> **TASK GOAL**
Leaving out the pictures, retype all the material exactly.

■ ■ ■

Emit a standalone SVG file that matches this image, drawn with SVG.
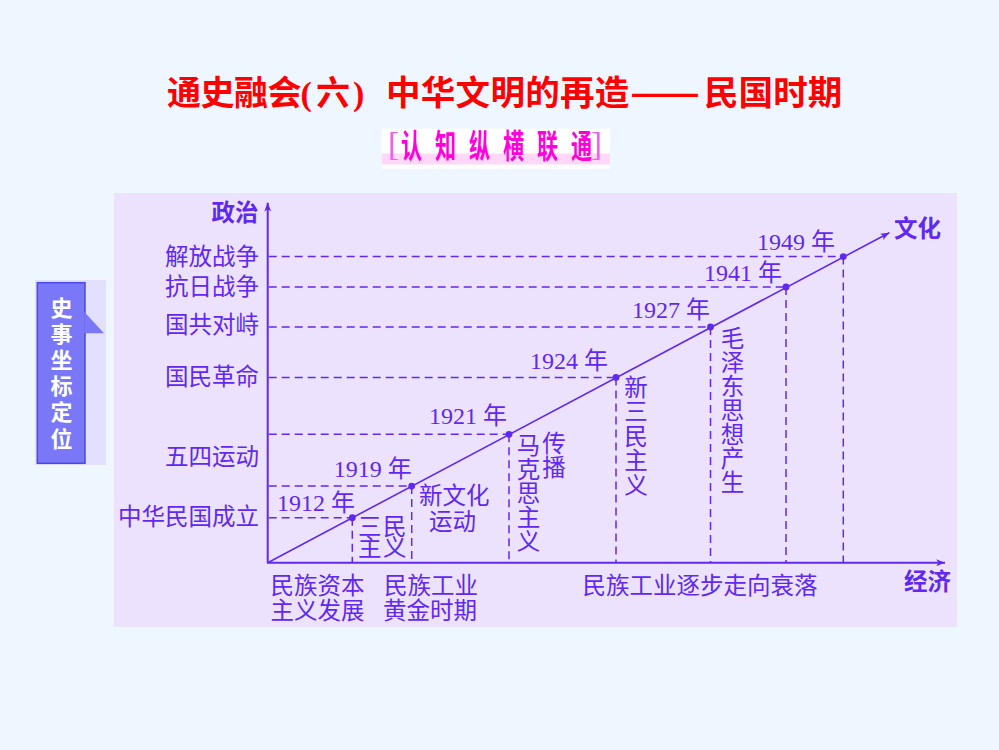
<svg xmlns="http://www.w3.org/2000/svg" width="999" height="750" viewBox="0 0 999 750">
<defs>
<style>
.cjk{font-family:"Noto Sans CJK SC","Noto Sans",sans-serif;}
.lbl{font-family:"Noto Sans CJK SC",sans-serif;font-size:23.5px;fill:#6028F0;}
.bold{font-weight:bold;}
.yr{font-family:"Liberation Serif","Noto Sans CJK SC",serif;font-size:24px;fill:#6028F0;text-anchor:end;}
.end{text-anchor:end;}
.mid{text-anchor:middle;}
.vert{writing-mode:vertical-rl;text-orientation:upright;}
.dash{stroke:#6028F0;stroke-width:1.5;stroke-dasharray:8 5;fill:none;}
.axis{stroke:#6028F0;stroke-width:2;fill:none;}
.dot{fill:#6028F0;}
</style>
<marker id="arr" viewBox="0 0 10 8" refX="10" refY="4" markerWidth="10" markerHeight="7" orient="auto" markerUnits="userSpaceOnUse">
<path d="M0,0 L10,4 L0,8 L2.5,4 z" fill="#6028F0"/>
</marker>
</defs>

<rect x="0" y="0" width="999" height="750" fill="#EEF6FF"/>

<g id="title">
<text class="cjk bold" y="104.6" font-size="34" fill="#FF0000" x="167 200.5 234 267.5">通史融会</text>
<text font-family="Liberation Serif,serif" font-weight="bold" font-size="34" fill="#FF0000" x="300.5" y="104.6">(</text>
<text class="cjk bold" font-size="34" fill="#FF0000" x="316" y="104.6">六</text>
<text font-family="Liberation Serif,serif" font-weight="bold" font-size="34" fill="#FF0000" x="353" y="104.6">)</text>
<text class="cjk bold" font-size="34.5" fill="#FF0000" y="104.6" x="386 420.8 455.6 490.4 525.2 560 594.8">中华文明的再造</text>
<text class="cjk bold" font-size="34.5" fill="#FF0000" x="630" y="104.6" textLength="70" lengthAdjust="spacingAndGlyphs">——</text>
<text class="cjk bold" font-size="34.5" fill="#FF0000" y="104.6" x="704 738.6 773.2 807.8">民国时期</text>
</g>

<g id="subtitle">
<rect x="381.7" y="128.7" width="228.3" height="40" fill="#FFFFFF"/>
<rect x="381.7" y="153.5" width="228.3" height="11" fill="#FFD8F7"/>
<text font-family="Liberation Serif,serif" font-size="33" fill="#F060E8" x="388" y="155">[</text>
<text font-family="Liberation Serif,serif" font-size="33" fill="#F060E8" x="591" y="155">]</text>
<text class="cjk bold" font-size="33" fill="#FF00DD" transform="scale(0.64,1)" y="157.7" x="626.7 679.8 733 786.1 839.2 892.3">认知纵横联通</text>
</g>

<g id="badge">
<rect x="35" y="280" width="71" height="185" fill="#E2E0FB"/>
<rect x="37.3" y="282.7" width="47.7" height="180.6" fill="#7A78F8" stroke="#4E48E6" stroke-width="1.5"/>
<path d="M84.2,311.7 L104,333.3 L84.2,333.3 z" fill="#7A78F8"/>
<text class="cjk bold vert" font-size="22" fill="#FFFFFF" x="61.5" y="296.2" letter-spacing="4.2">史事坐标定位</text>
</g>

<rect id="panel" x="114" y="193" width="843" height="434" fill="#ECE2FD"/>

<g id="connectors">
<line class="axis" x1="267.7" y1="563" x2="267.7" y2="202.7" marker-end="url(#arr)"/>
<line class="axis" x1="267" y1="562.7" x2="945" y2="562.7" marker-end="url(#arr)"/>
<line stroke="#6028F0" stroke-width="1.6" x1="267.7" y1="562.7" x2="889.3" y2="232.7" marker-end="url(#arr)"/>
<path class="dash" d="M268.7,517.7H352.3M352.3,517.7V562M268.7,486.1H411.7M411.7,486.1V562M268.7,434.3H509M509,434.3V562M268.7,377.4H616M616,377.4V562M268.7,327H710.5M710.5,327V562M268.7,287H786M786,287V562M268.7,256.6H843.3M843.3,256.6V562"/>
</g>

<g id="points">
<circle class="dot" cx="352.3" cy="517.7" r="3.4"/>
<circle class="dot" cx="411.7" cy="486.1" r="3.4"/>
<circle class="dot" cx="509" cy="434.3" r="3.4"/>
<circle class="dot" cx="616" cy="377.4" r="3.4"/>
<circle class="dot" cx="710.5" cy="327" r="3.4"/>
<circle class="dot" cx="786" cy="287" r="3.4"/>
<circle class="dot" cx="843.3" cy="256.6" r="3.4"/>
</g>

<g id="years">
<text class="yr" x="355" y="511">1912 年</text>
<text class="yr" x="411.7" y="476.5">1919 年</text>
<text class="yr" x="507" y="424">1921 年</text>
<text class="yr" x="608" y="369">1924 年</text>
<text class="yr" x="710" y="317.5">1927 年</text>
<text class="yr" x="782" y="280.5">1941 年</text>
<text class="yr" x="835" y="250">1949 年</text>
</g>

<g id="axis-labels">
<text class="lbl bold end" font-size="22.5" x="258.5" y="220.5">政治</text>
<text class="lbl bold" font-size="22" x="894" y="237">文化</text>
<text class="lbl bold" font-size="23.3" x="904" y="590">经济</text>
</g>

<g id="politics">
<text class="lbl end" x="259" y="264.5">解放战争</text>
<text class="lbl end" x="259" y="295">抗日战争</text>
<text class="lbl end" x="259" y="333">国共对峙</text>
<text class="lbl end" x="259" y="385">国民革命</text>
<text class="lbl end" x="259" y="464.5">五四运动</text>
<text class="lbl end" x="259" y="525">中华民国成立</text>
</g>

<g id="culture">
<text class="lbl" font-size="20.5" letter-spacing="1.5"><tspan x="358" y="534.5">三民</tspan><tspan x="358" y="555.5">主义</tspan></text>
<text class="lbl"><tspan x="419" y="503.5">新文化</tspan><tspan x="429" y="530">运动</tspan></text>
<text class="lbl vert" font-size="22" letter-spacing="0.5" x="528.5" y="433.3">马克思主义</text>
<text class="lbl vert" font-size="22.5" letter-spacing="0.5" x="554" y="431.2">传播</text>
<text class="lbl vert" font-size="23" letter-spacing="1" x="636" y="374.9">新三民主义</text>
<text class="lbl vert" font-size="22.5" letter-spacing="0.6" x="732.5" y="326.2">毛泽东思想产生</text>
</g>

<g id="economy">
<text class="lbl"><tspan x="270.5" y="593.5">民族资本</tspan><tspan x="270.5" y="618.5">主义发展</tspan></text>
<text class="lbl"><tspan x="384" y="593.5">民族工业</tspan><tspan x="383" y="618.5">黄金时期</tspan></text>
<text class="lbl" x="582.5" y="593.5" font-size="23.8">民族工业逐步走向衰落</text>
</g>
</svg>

■ ■ ■

> **FINISHED ANSWER**
Emit a standalone SVG file that matches this image, drawn with SVG.
<svg xmlns="http://www.w3.org/2000/svg" width="999" height="750" viewBox="0 0 999 750">
<defs>
<style>
.cjk{font-family:"Noto Sans CJK SC","Noto Sans",sans-serif;}
.lbl{font-family:"Noto Sans CJK SC",sans-serif;font-size:23.5px;fill:#6028F0;}
.bold{font-weight:bold;}
.yr{font-family:"Liberation Serif","Noto Sans CJK SC",serif;font-size:24px;fill:#6028F0;text-anchor:end;}
.end{text-anchor:end;}
.mid{text-anchor:middle;}
.vert{writing-mode:vertical-rl;text-orientation:upright;}
.dash{stroke:#6028F0;stroke-width:1.5;stroke-dasharray:8 5;fill:none;}
.axis{stroke:#6028F0;stroke-width:2;fill:none;}
.dot{fill:#6028F0;}
</style>
<marker id="arr" viewBox="0 0 10 8" refX="10" refY="4" markerWidth="10" markerHeight="7" orient="auto" markerUnits="userSpaceOnUse">
<path d="M0,0 L10,4 L0,8 L2.5,4 z" fill="#6028F0"/>
</marker>
</defs>

<rect x="0" y="0" width="999" height="750" fill="#EEF6FF"/>

<g id="title">
<text class="cjk bold" y="104.6" font-size="34" fill="#FF0000" x="167 200.5 234 267.5">通史融会</text>
<text font-family="Liberation Serif,serif" font-weight="bold" font-size="34" fill="#FF0000" x="300.5" y="104.6">(</text>
<text class="cjk bold" font-size="34" fill="#FF0000" x="316" y="104.6">六</text>
<text font-family="Liberation Serif,serif" font-weight="bold" font-size="34" fill="#FF0000" x="353" y="104.6">)</text>
<text class="cjk bold" font-size="34.5" fill="#FF0000" y="104.6" x="386 420.8 455.6 490.4 525.2 560 594.8">中华文明的再造</text>
<text class="cjk bold" font-size="34.5" fill="#FF0000" x="630" y="104.6" textLength="70" lengthAdjust="spacingAndGlyphs">——</text>
<text class="cjk bold" font-size="34.5" fill="#FF0000" y="104.6" x="704 738.6 773.2 807.8">民国时期</text>
</g>

<g id="subtitle">
<rect x="381.7" y="128.7" width="228.3" height="40" fill="#FFFFFF"/>
<rect x="381.7" y="153.5" width="228.3" height="11" fill="#FFD8F7"/>
<text font-family="Liberation Serif,serif" font-size="33" fill="#F060E8" x="388" y="155">[</text>
<text font-family="Liberation Serif,serif" font-size="33" fill="#F060E8" x="591" y="155">]</text>
<text class="cjk bold" font-size="33" fill="#FF00DD" transform="scale(0.64,1)" y="157.7" x="626.7 679.8 733 786.1 839.2 892.3">认知纵横联通</text>
</g>

<g id="badge">
<rect x="35" y="280" width="71" height="185" fill="#E2E0FB"/>
<rect x="37.3" y="282.7" width="47.7" height="180.6" fill="#7A78F8" stroke="#4E48E6" stroke-width="1.5"/>
<path d="M84.2,311.7 L104,333.3 L84.2,333.3 z" fill="#7A78F8"/>
<text class="cjk bold vert" font-size="22" fill="#FFFFFF" x="61.5" y="296.2" letter-spacing="4.2">史事坐标定位</text>
</g>

<rect id="panel" x="114" y="193" width="843" height="434" fill="#ECE2FD"/>

<g id="connectors">
<line class="axis" x1="267.7" y1="563" x2="267.7" y2="202.7" marker-end="url(#arr)"/>
<line class="axis" x1="267" y1="562.7" x2="945" y2="562.7" marker-end="url(#arr)"/>
<line stroke="#6028F0" stroke-width="1.6" x1="267.7" y1="562.7" x2="889.3" y2="232.7" marker-end="url(#arr)"/>
<path class="dash" d="M268.7,517.7H352.3M352.3,517.7V562M268.7,486.1H411.7M411.7,486.1V562M268.7,434.3H509M509,434.3V562M268.7,377.4H616M616,377.4V562M268.7,327H710.5M710.5,327V562M268.7,287H786M786,287V562M268.7,256.6H843.3M843.3,256.6V562"/>
</g>

<g id="points">
<circle class="dot" cx="352.3" cy="517.7" r="3.4"/>
<circle class="dot" cx="411.7" cy="486.1" r="3.4"/>
<circle class="dot" cx="509" cy="434.3" r="3.4"/>
<circle class="dot" cx="616" cy="377.4" r="3.4"/>
<circle class="dot" cx="710.5" cy="327" r="3.4"/>
<circle class="dot" cx="786" cy="287" r="3.4"/>
<circle class="dot" cx="843.3" cy="256.6" r="3.4"/>
</g>

<g id="years">
<text class="yr" x="355" y="511">1912 年</text>
<text class="yr" x="411.7" y="476.5">1919 年</text>
<text class="yr" x="507" y="424">1921 年</text>
<text class="yr" x="608" y="369">1924 年</text>
<text class="yr" x="710" y="317.5">1927 年</text>
<text class="yr" x="782" y="280.5">1941 年</text>
<text class="yr" x="835" y="250">1949 年</text>
</g>

<g id="axis-labels">
<text class="lbl bold end" font-size="22.5" x="258.5" y="220.5">政治</text>
<text class="lbl bold" font-size="22" x="894" y="237">文化</text>
<text class="lbl bold" font-size="23.3" x="904" y="590">经济</text>
</g>

<g id="politics">
<text class="lbl end" x="259" y="264.5">解放战争</text>
<text class="lbl end" x="259" y="295">抗日战争</text>
<text class="lbl end" x="259" y="333">国共对峙</text>
<text class="lbl end" x="259" y="385">国民革命</text>
<text class="lbl end" x="259" y="464.5">五四运动</text>
<text class="lbl end" x="259" y="525">中华民国成立</text>
</g>

<g id="culture">
<text class="lbl" font-size="20.5" letter-spacing="1.5"><tspan x="358" y="534.5">三民</tspan><tspan x="358" y="555.5">主义</tspan></text>
<text class="lbl"><tspan x="419" y="503.5">新文化</tspan><tspan x="429" y="530">运动</tspan></text>
<text class="lbl vert" font-size="22" letter-spacing="0.5" x="528.5" y="433.3">马克思主义</text>
<text class="lbl vert" font-size="22.5" letter-spacing="0.5" x="554" y="431.2">传播</text>
<text class="lbl vert" font-size="23" letter-spacing="1" x="636" y="374.9">新三民主义</text>
<text class="lbl vert" font-size="22.5" letter-spacing="0.6" x="732.5" y="326.2">毛泽东思想产生</text>
</g>

<g id="economy">
<text class="lbl"><tspan x="270.5" y="593.5">民族资本</tspan><tspan x="270.5" y="618.5">主义发展</tspan></text>
<text class="lbl"><tspan x="384" y="593.5">民族工业</tspan><tspan x="383" y="618.5">黄金时期</tspan></text>
<text class="lbl" x="582.5" y="593.5" font-size="23.8">民族工业逐步走向衰落</text>
</g>
</svg>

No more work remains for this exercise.